Despite the forecast, it was drizzling as I drove through Blairgowrie, and the ski centre was merely glimpsed amidst the cloud as I passed through. Yet I remained positive arriving in Braemar. Just maybe …
Morrone’s a well-trodden route, so I’ll simply let some photographs record the memory and main impressions.
- Not too promising leaving Braemar
- ... and what's the collective noun for a serried rank of cairns?
- Yet after a few hundred feet it's all worthwhile as the Cairngorms appear in the north across a sea of cloud ...
- ... and you can forgive the technical gubbins and debris behind you
- And on the return those cairns convey a different impressions - are they in fact some mythical legend's Defenders of the Mists?
- ... and what a difference a couple of hours can make
With the bike already dropped off further up the glen, it was then off to walk up Glen Callater and traverse Creag nan Gabhar.
Again, the route up is clear and only the descent down the southwest rib leads down some pathless ground.
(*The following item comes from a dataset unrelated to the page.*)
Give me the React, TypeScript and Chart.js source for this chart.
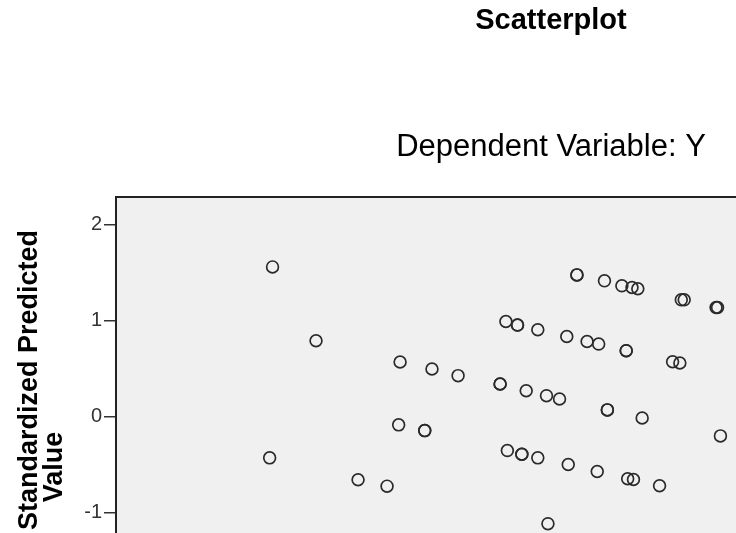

- Glen Callater opens up to welcome a stroll ... from Auchallater
- It may be a highway - but it's also a long way up the spine of Creag nan Gabhar
- Morrone and the edge of the Cairngorm plateau from Creag nan Gabhar
- And finally, there's a bike down there somewhere - I hope
It was dispiriting to look back at that report from 2012 – six Munro’s, over 27km and over 1234m ascent – all in just 7h 30m. At least my ageing legs had a bike for the 3 miles back to the car.